Cleveland visits Anaheim Monday, giving Angels fans an opportunity to see the big-league sensation in person for the first time this season. First pitch is scheduled for 7:07 p.m.
Impressing manager Mike Scioscia with both his poise and repertoire, the two-way star from Japan won his major league pitching debut. He threw three-hit ball over six innings and led the Los Angeles Angels past the Oakland Athletics 7-4 on Sunday.
"Personally I feel like I got off to a good start and obviously the team went 3-1 on the first road trip, so I'm very happy with the results," Ohtani said through a translator.
After being the designated hitter in the opener, he expected to be far more nervous to pitch. It didn't show.
Reaching the upper 90s (mph) with his fastball and keeping the A's guessing with a nifty splitter, Ohtani struck out six and retired 14 of his final 15 batters.
He didn't hit while pitching, as Albert Pujols was the DH and went 0 for 5.
Ohtani (1-0) pounded his glove following a 1-2-3 shutdown fifth. He walked one, and the only damage against him came on Matt Chapman's three-run homer in the second. The 23-year-old righty briefly removed his cap and looked to the sky after the drive, then went back to work and blanked the A's the rest of the way.
"After that three-run shot, Scioscia came up to me and said I'm doing fine," Ohtani said.
Ohtani began the season-opening series by hitting a single on the first pitch he saw as a big leaguer, part of a 1-for-5 day at the plate. He capped the set by posting his first win.
Not too shabby, considering he struggled in spring training with his arm and bat. He went 0-1 with a 27.00 ERA in a pair of Cactus League outings and wound up pitching against minor leaguers on back fields, and also had trouble making contact with his swing.
"He showed really good command today and was able to move the ball in and out, up and down, and we had a hard time getting consistent contact off of him," Chapman said.
Ohtani received ample support from the Los Angeles lineup.

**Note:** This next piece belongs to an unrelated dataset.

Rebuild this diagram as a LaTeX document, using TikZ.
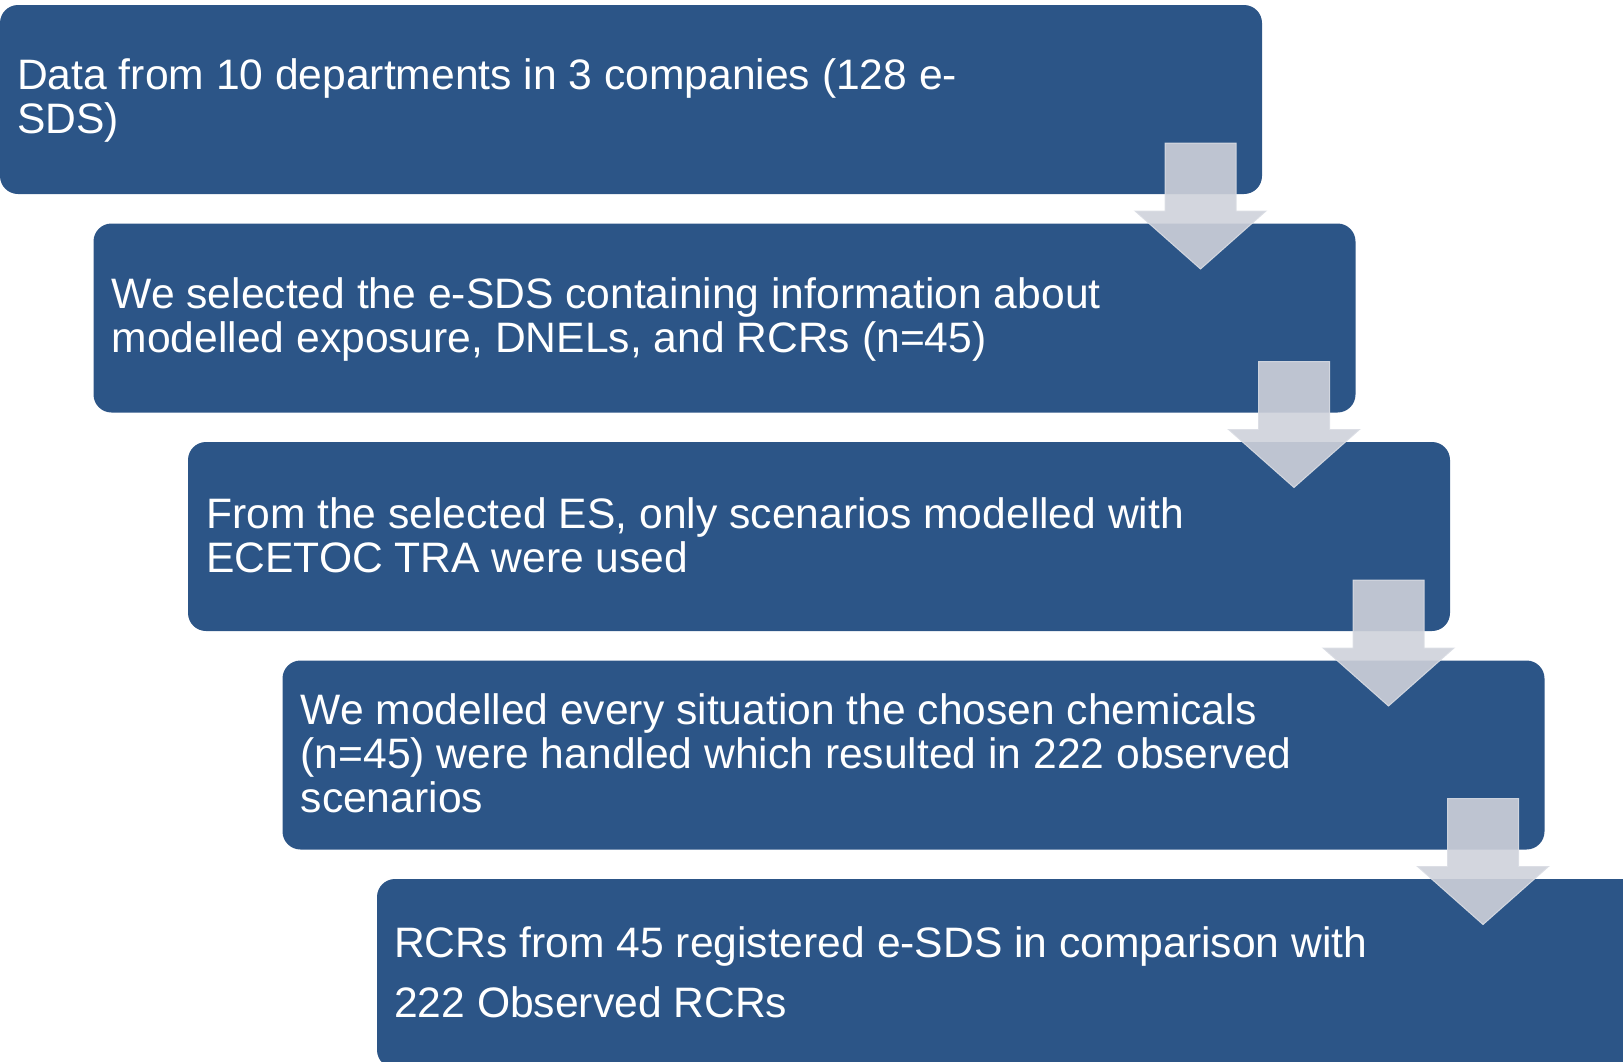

Mike Trout hit a tying double in the fifth and Justin Upton followed with a go-ahead sacrifice fly. The Angels added insurance in the seventh, getting Andrelton Simmons' two-run single and an RBI single from Kole Calhoun.
Ohtani began the game with four straight outs -- fanning three -- before allowing consecutive singles to Matt Joyce and Stephen Piscotty that set up Chapman's first home run of 2018.
"He used everything," Scioscia said. "Outside of maybe one stretch of three hitters in the second inning, that's about as well as you could pitch. ... Shohei has shown great poise in everything he's done -- the way he's practiced, the adjustments he's made at the plate when he's swinging the bat. I think that's going to be one of his strengths moving on."
The Angels staked Ohtani to a quick 2-0 lead on back-to-back doubles by Luis Valbuena and Jefry Marte second against Daniel Gossett (0-1).
Cheers of "Ohtani!" greeted the pitcher as he prepared to throw his first pitch, a 96 mph fastball called strike to Marcus Semien. Ohtani fanned the leadoff man on four pitches and got through the first on 13 pitches, nine for strikes.
In all, Ohtani threw 92 pitches, 63 of them strikes.
Piscotty's RBI single in the ninth chased Blake Parker. Kenyan Middleton entered to close it out for his first save.
The Angels are off to their first 3-1 start since a 100-win season in 2008.
Gossett's day was done after four innings and 66 pitches. He allowed four runs and walked two.